DESCRIPTION OF THE TASK: Please, without the pictures, retype exactly the lines from the start of the material through the line that holds "const gridColor = '#8c8c8c';".

DATA PROVIDED:

--- Start ---

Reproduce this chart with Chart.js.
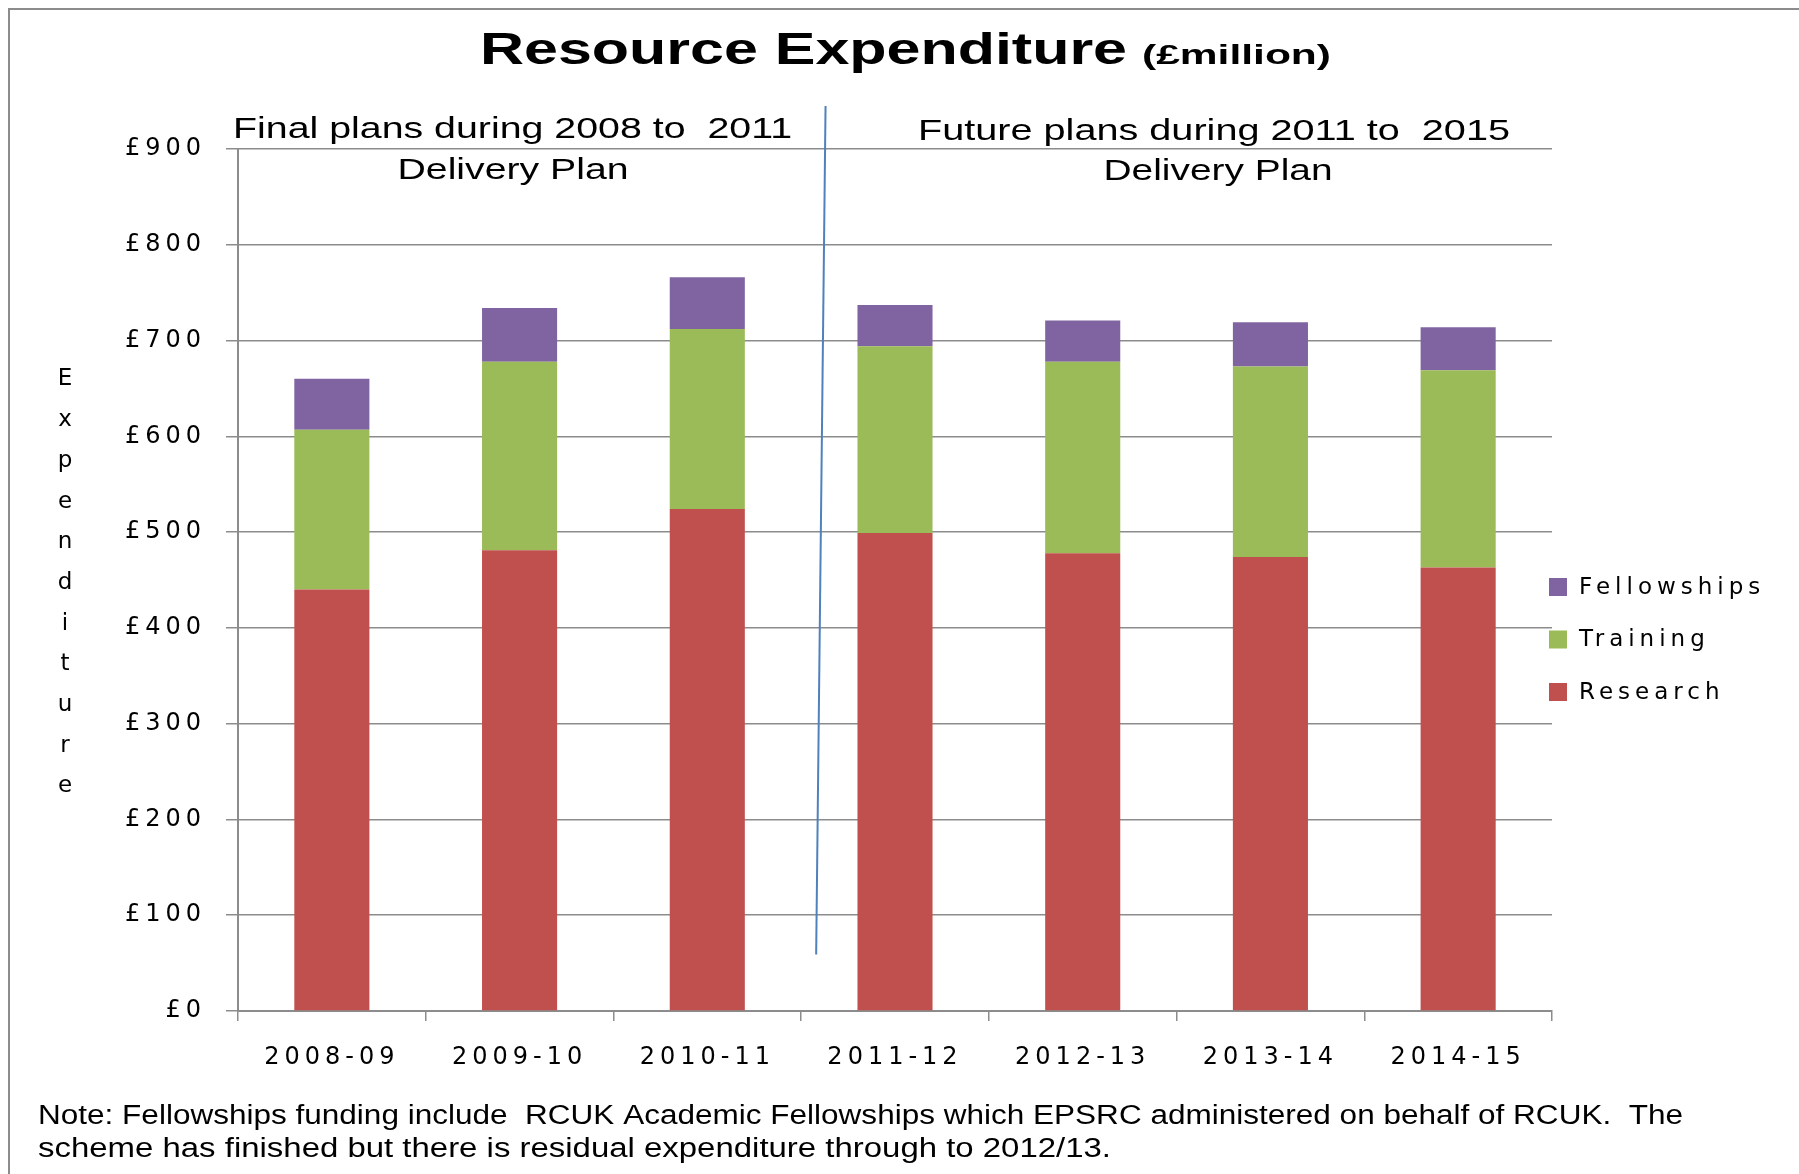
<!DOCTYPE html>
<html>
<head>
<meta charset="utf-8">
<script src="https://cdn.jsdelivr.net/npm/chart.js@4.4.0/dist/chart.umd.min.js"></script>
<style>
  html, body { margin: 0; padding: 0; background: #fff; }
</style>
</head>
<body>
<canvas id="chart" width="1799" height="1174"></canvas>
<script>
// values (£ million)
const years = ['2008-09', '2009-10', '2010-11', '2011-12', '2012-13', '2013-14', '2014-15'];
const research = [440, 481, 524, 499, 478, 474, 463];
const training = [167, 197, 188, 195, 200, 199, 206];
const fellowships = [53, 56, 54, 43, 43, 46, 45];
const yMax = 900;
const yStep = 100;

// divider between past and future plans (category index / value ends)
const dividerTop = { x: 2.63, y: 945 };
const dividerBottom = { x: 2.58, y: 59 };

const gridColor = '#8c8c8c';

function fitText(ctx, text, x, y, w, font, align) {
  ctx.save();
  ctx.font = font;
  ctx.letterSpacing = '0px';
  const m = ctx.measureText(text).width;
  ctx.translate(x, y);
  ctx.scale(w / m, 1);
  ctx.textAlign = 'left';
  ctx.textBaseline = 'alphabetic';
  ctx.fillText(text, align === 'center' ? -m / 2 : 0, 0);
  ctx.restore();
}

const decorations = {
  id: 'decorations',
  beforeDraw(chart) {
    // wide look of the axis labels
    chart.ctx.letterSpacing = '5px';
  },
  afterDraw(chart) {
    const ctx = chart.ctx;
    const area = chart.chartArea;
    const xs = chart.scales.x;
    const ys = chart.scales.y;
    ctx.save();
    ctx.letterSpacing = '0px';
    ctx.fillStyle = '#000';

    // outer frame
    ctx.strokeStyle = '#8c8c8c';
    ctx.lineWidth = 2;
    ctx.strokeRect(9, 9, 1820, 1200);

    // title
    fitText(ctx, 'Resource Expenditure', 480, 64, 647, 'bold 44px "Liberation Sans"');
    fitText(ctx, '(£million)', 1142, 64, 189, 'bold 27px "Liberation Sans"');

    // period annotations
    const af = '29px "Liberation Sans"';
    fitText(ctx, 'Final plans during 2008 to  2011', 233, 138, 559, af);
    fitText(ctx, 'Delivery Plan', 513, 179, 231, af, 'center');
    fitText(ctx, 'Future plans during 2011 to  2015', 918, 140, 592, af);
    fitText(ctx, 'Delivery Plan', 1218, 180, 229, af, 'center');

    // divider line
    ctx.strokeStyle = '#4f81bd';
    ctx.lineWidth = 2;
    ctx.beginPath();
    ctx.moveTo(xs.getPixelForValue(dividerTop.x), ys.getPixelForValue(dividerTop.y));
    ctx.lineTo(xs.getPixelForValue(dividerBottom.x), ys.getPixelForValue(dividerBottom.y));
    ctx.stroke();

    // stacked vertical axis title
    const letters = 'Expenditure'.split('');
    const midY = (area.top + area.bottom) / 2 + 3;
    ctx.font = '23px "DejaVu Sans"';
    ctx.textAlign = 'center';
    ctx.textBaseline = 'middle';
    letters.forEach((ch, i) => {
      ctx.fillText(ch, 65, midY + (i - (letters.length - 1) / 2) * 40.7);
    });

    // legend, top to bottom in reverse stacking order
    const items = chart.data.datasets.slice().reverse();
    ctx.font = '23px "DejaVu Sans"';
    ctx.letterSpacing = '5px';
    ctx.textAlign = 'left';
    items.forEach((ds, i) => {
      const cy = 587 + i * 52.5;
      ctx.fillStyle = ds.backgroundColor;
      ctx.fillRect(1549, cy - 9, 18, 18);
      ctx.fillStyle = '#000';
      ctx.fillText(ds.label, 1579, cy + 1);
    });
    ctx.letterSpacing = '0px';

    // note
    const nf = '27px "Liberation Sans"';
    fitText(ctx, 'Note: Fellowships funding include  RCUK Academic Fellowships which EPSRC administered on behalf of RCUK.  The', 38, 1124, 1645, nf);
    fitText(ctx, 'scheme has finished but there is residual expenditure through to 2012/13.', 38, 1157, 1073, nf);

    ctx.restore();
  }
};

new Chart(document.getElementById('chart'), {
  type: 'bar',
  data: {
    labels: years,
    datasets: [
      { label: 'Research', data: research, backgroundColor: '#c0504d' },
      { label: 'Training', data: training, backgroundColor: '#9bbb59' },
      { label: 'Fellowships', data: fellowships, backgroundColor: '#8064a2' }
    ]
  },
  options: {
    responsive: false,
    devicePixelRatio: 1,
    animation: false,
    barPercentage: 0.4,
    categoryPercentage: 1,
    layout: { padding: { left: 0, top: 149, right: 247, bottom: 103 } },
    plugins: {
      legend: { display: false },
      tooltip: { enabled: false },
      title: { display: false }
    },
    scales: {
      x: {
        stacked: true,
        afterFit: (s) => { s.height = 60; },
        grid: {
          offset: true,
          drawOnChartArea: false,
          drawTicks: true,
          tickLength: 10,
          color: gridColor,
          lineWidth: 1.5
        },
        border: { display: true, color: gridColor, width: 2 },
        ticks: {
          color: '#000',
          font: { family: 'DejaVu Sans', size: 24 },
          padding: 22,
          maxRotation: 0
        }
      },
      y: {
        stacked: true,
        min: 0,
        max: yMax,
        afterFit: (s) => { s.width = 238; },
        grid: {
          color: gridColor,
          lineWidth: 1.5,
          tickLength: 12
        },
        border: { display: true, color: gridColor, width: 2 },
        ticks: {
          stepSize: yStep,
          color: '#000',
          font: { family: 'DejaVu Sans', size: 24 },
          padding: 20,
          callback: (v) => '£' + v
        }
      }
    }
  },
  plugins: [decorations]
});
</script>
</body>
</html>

--- End ---

RESPONSE TO THE TASK:
Reproduce this chart with Chart.js.
<!DOCTYPE html>
<html>
<head>
<meta charset="utf-8">
<script src="https://cdn.jsdelivr.net/npm/chart.js@4.4.0/dist/chart.umd.min.js"></script>
<style>
  html, body { margin: 0; padding: 0; background: #fff; }
</style>
</head>
<body>
<canvas id="chart" width="1799" height="1174"></canvas>
<script>
// values (£ million)
const years = ['2008-09', '2009-10', '2010-11', '2011-12', '2012-13', '2013-14', '2014-15'];
const research = [440, 481, 524, 499, 478, 474, 463];
const training = [167, 197, 188, 195, 200, 199, 206];
const fellowships = [53, 56, 54, 43, 43, 46, 45];
const yMax = 900;
const yStep = 100;

// divider between past and future plans (category index / value ends)
const dividerTop = { x: 2.63, y: 945 };
const dividerBottom = { x: 2.58, y: 59 };

const gridColor = '#8c8c8c';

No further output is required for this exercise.